Diese Milch ist ein Teil der von den Produzenten für den Konsum oder zur
Verarbeitung in Verkehr gebrachten Milchmenge, also Verkehrsmilch im Sinne
von Art. 5 MB, und unterliegt deshalb mangels einer Ausnahmebestimmung
den Vorschriften der Verkehrsmilchverordnung.

    Nach der VMV ist zu unterscheiden zwischen der ständigen Lieferung
von Konsummilch (Art. 4 und Art. 5 Abs. 2 VMV) und der Lieferung
von Aushilfsmilch (Art. 6 VMV). Unter Aushilfsmilch im Sinne von
Art. 6 VMV ist jedenfalls in erster Linie die Milch zu verstehen,
die vorübergehend zur Deckung des Bedarfs an Frischmilch, Joghurt und
Milchmischgetränken benötigt wird, normalerweise aber zentrifugiert
oder auf Käse oder Dauermilchwaren verarbeitet wird (vgl. Art. 6 Abs. 4
und Art. 13 VMV). Überschussmilch ist eine Milchmenge, die je nach
den Einlieferungen der Milchproduzenten in geringerem oder grösserem
Masse täglich in der Käserei anfällt. Derartige Milch darf nach Art. 15
VMV an milchverarbeitende Dritte und somit an Fabriken nur geliefert
werden auf Grund eines vom Regionalverband bzw. vom ZVSM abgeschlossenen
bzw. genehmigten Milchkauf- oder Milchlieferungsvertrages. Überschussmilch
ist diesbezüglich nicht anders zu behandeln als andere Milch.
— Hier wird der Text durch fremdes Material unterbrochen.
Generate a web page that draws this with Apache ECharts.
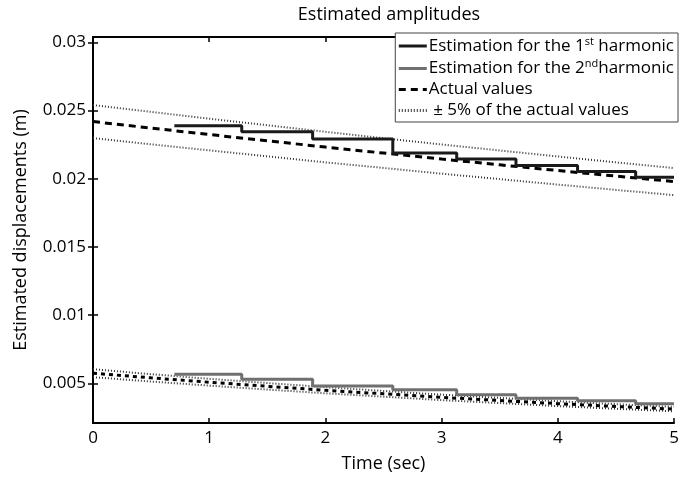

    Die Beschwerdeführerin behauptet freilich, einer seit jeher bestehenden
Praxis zufolge bleibe die Überschussmilch der freien Verfügung der
Käsereien überlassen. Sie unterlässt es aber, diese Praxis nachzuweisen
oder auch nur Beweise für eine derartige Praxis anzubieten. Zudem wäre eine
solche Praxis mit Art. 15 Abs. 2 VMV kaum vereinbar. Der AMV erklärte denn
auch, er habe die Überschussmilch nie freigegeben. Frei sei lediglich
die aus allfälliger Zentrifugierung anfallende Magermilch. Vergebens
führt die Beschwerdeführerin auch an, dass der in Rechtskraft erwachsene
Beschwerdeentscheid der Abteilung für Landwirtschaft vom 12. Mai 1970
sich über die Verwertung der Überschussmilch ausschweigt. Nichts lässt
den Schluss zu, die Abteilung für Landwirtschaft habe in jenem Entscheid
der Beschwerdeführerin die freie Verfügung über ihre Überschussmilch
einräumen wollen, stand doch diese Frage damals gar nicht zur Diskussion.

    Die somit auch für Verträge über die Lieferung von Überschussmilch
erforderliche Genehmigung nach Art. 15 VMV steht im vorliegenden Falle
unbestrittenermassen aus. Der Vertrag zwischen der Beschwerdeführerin
und der SMG ist deshalb ungültig und die in Dispositiv-Ziffer 2 des
angefochtenen Entscheides enthaltene Weisung der Vorinstanz an die
SMG, den Bezug von Überschussmilch der Beschwerdeführerin unverzüglich
einzustellen, begründet.

Erwägung 7

    7.- Darüber, wie die Überschussmilch bis zur Genehmigung eines
entsprechenden Vertrages mit Dritten zu verwerten ist, enthält die
VMV keine Bestimmungen. Doch kann daraus nicht geschlossen werden,
die Milchgenossenschaften seien in dieser Hinsicht frei. Sie haben
sich vielmehr auch darin nach den Weisungen der zuständigen Sektion
des Zentralverbandes zu richten (Art. 7 Abs. 1 VMV). Da im vorliegenden
Fall das Zentrifugieren durch die Beschwerdeführerin selbst nicht zur
Diskussion steht, bleibt als einzige Lösung vorläufig die Ablieferung
der Überschussmilch an den AMV.

    Wie der Verband unter solchen Umständen die abgelieferte Milch
verwertet, ist nicht entscheidend. Es braucht deshalb im vorliegenden
Verfahren auch nicht abgeklärt zu werden, ob er sie tatsächlich - wie er
behauptet, die Beschwerdeführerin aber bestreitet - als Aushilfsmilch
benötigt. Diese Frage wird von der Abteilung für Landwirtschaft und
gegebenenfalls vom Bundesgericht erst zu entscheiden sein, wenn die
Beschwerdeführerin beim ZVSM um die Genehmigung des Vertrages mit der
SMG nachgesucht hat und ihr diese Genehmigung in einer beschwerdefähigen
Verfügung (Art. 35 VwG) vom ZVSM verweigert worden ist.

    Die vorliegende Beschwerde erweist sich daher als unbegründet.